Pros and Cons: Dolby Atmos vs Dolby Vision
|Adds a new dimension to surround sound by incorporating height channels||A sound source must be Dolby Atmos enabled to enjoy it|
|Virtually targets “objects” to better enhance the surround sound experience||Require a set of different speakers|
|Becoming more widely adopted||Not all smart TVs and streaming services work with Dolby Atmos|
|Works excellently in conjunction with Dolby Vision||A ceiling must be flat for Dolby Atmos to work best|
|Future-proof, allowing for up to 8K displays and a brightness of 10,000 nits||Not all televisions or other consumer tech can support Dolby Vision|
|Doesn’t require additional tech setup||Basically very similar to other HDR tech such as HDR10+ or HLG|
|Already installed in many TVs, consoles, and more||Content also needs to be Dolby Vision-enabled in order to work|
|Works well when combined with Dolby Atmos||Sometimes looks garish when optimized incorrectly|
Dolby Atmos vs Dolby Vision: Which Is Better?

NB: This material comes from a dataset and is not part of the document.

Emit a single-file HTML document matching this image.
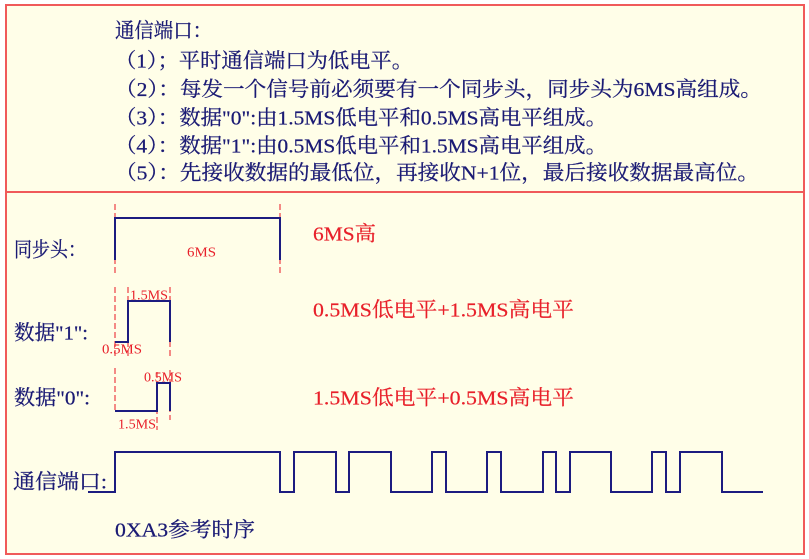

Needless to say, both Dolby Atmos and Dolby Vision are two essential technologies for audio-video setups. From optimal sound to top-of-the-line video, Dolby Atmos and Dolby Vision deliver the best, most cinematic home theater experience around.

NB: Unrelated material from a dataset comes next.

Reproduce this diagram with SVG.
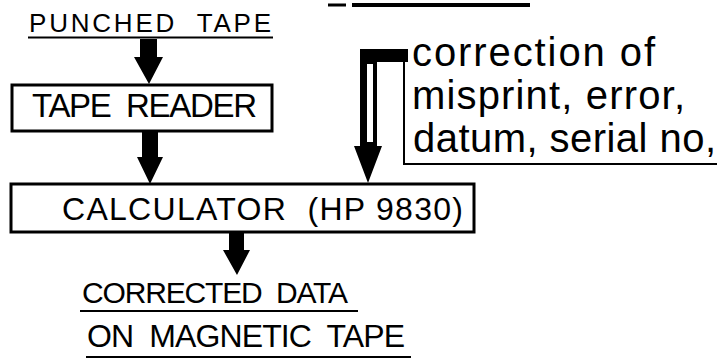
<svg xmlns="http://www.w3.org/2000/svg" width="725" height="363" viewBox="0 0 725 363" xml:space="preserve">
<style>
.bg{fill:#fff}
.box{fill:#fff;stroke:#000;stroke-width:3}
.caps{font-family:"Liberation Sans",Arial,sans-serif;fill:#000;white-space:pre}
.low{font-family:"Liberation Sans",Arial,sans-serif;font-size:40px;fill:#000}
.ul{stroke:#000;stroke-width:2;fill:none}
.arrow{fill:#000;stroke:none}
</style>
<rect class="bg" x="0" y="0" width="725" height="363"/>
<g id="top-rule">
<line x1="328" y1="5" x2="346" y2="5" stroke="#000" stroke-width="3"/>
<line x1="352" y1="5" x2="530" y2="5" stroke="#000" stroke-width="4"/>
</g>
<g id="punched-tape">
<text class="caps" x="29" y="32" font-size="26" textLength="242" lengthAdjust="spacing">PUNCHED  TAPE</text>
<line class="ul" x1="28" y1="37.5" x2="273" y2="37.5"/>
</g>
<g id="tape-reader">
<rect class="box" x="12" y="85" width="260" height="46"/>
<text class="caps" x="32" y="117" font-size="33" textLength="225" lengthAdjust="spacing">TAPE  READER</text>
</g>
<g id="calculator">
<rect class="box" x="11" y="184" width="463" height="48"/>
<text class="caps" x="62" y="220" font-size="32" textLength="401" lengthAdjust="spacing">CALCULATOR  (HP 9830)</text>
</g>
<g id="output">
<text class="caps" x="82" y="303" font-size="30" textLength="266" lengthAdjust="spacing">CORRECTED  DATA</text>
<line class="ul" x1="80" y1="311" x2="358" y2="311"/>
<text class="caps" x="87" y="347" font-size="32" textLength="318" lengthAdjust="spacing">ON  MAGNETIC  TAPE</text>
<line class="ul" x1="86" y1="357" x2="411" y2="357"/>
</g>
<g id="correction-note">
<text class="low" x="412" y="66" textLength="243" lengthAdjust="spacing">correction of</text>
<text class="low" x="412" y="109" textLength="273" lengthAdjust="spacing">misprint, error,</text>
<text class="low" x="413" y="152" textLength="303" lengthAdjust="spacing">datum, serial no,</text>
<polyline class="ul" points="404,60 404,164 717,164"/>
</g>
<g id="connectors">
<polygon class="arrow" points="140,39 157,39 157,57 163,57 149,84 134,57 140,57"/>
<polygon class="arrow" points="142,131 158,131 158,157 163,157 150,184 137,157 142,157"/>
<polygon class="arrow" points="229,232 244,232 244,250 250,250 237,275 223,250 229,250"/>
<polygon class="arrow" points="408,49 408,62 377,62 377,146 382,146 368,183 354,146 360,146 360,49"/>
<rect x="367" y="64" width="6" height="78" fill="#fff"/>
</g>
</svg>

Even so, the question remains: Which is the better technology? Dolby Atmos vs Dolby Vision? Truthfully, the two are better together. However, if you had to pick one, it’d probably be Dolby Vision.
Visual quality is easier to judge than audio quality. Surround sound can still be achieved outside of Dolby Atmos. Dolby Vision comes pre-enabled on many smartphones and televisions.
There’s no need to purchase additional hardware to make it work, Dolby Vision is future-proof, and looks to remain the industry’s standard for years. Not so with Dolby Atmos. Of the two, Dolby Vision is more innovative and is created HDR. Atmos merely enhances existing surround sound technology.
As the superior technology, Dolby Atmos beats Dolby Vision in terms of specs, delivering the better movie experience.